YOUR TASK:
Give the material once more, word for word, without any images.
★ ★ ★
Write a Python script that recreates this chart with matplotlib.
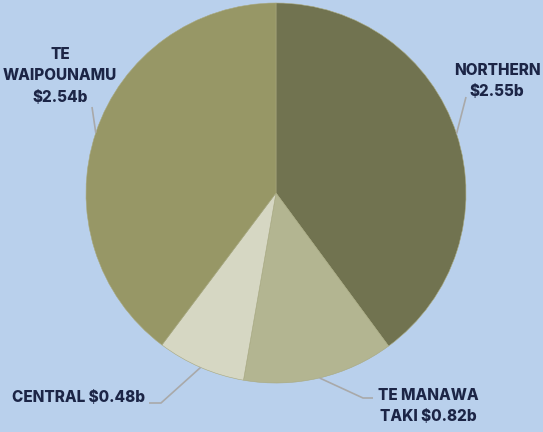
import matplotlib
matplotlib.use("Agg")
import matplotlib.pyplot as plt
import numpy as np

regions = ["NORTHERN", "TE MANAWA TAKI", "CENTRAL", "TE WAIPOUNAMU"]
values = [2.55, 0.82, 0.48, 2.54]
labels = ["NORTHERN\n$2.55b", "TE MANAWA\nTAKI $0.82b", "CENTRAL $0.48b", "TE\nWAIPOUNAMU\n$2.54b"]
colors = ["#717350", "#b3b591", "#d6d7c3", "#979766"]

BG = "#b9d0ec"
TEXT = "#1c2546"
LINE = "#a9a9a9"

W, H = 543, 432
cx, cy, r = 276, H - 193, 190

fig = plt.figure(figsize=(W / 100, H / 100), dpi=100, facecolor=BG)
ax = fig.add_axes([0, 0, 1, 1])
ax.set_facecolor(BG)

wedges, _ = ax.pie(values, colors=colors, startangle=90, counterclock=False,
                   center=(cx, cy), radius=r, frame=True,
                   wedgeprops=dict(edgecolor="#a8a87e", linewidth=0.4))
ax.set_xlim(0, W)
ax.set_ylim(0, H)
ax.set_aspect("equal")
ax.axis("off")

# leader-line elbows and label anchors (pixel layout)
elbows = [
    [(466, H - 97)],
    [(363, H - 398), (373, H - 398)],
    [(161, H - 403), (149, H - 403)],
    [(92, H - 107)],
]
text_pos = [(497, H - 81, "center"), (428, H - 406, "center"),
            (145, H - 398, "right"), (60, H - 76, "center")]

for w, pts, (tx, ty, ha), lab in zip(wedges, elbows, text_pos, labels):
    mid = np.deg2rad((w.theta1 + w.theta2) / 2)
    x0, y0 = cx + r * np.cos(mid), cy + r * np.sin(mid)
    xs = [x0] + [p[0] for p in pts]
    ys = [y0] + [p[1] for p in pts]
    ax.plot(xs, ys, color=LINE, linewidth=1.2, solid_capstyle="butt")
    ax.text(tx, ty, lab, ha=ha, va="center", color=TEXT, fontsize=11,
            fontweight="heavy", family="Inter", linespacing=1.55,
            multialignment="center")

fig.savefig("out.png", dpi=100, facecolor=BG)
★ ★ ★
REPLY:
Write a Python script that recreates this chart with matplotlib.
import matplotlib
matplotlib.use("Agg")
import matplotlib.pyplot as plt
import numpy as np

regions = ["NORTHERN", "TE MANAWA TAKI", "CENTRAL", "TE WAIPOUNAMU"]
values = [2.55, 0.82, 0.48, 2.54]
labels = ["NORTHERN\n$2.55b", "TE MANAWA\nTAKI $0.82b", "CENTRAL $0.48b", "TE\nWAIPOUNAMU\n$2.54b"]
colors = ["#717350", "#b3b591", "#d6d7c3", "#979766"]

BG = "#b9d0ec"
TEXT = "#1c2546"
LINE = "#a9a9a9"

W, H = 543, 432
cx, cy, r = 276, H - 193, 190

fig = plt.figure(figsize=(W / 100, H / 100), dpi=100, facecolor=BG)
ax = fig.add_axes([0, 0, 1, 1])
ax.set_facecolor(BG)

wedges, _ = ax.pie(values, colors=colors, startangle=90, counterclock=False,
                   center=(cx, cy), radius=r, frame=True,
                   wedgeprops=dict(edgecolor="#a8a87e", linewidth=0.4))
ax.set_xlim(0, W)
ax.set_ylim(0, H)
ax.set_aspect("equal")
ax.axis("off")

# leader-line elbows and label anchors (pixel layout)
elbows = [
    [(466, H - 97)],
    [(363, H - 398), (373, H - 398)],
    [(161, H - 403), (149, H - 403)],
    [(92, H - 107)],
]
text_pos = [(497, H - 81, "center"), (428, H - 406, "center"),
            (145, H - 398, "right"), (60, H - 76, "center")]

for w, pts, (tx, ty, ha), lab in zip(wedges, elbows, text_pos, labels):
    mid = np.deg2rad((w.theta1 + w.theta2) / 2)
    x0, y0 = cx + r * np.cos(mid), cy + r * np.sin(mid)
    xs = [x0] + [p[0] for p in pts]
    ys = [y0] + [p[1] for p in pts]
    ax.plot(xs, ys, color=LINE, linewidth=1.2, solid_capstyle="butt")
    ax.text(tx, ty, lab, ha=ha, va="center", color=TEXT, fontsize=11,
            fontweight="heavy", family="Inter", linespacing=1.55,
            multialignment="center")

fig.savefig("out.png", dpi=100, facecolor=BG)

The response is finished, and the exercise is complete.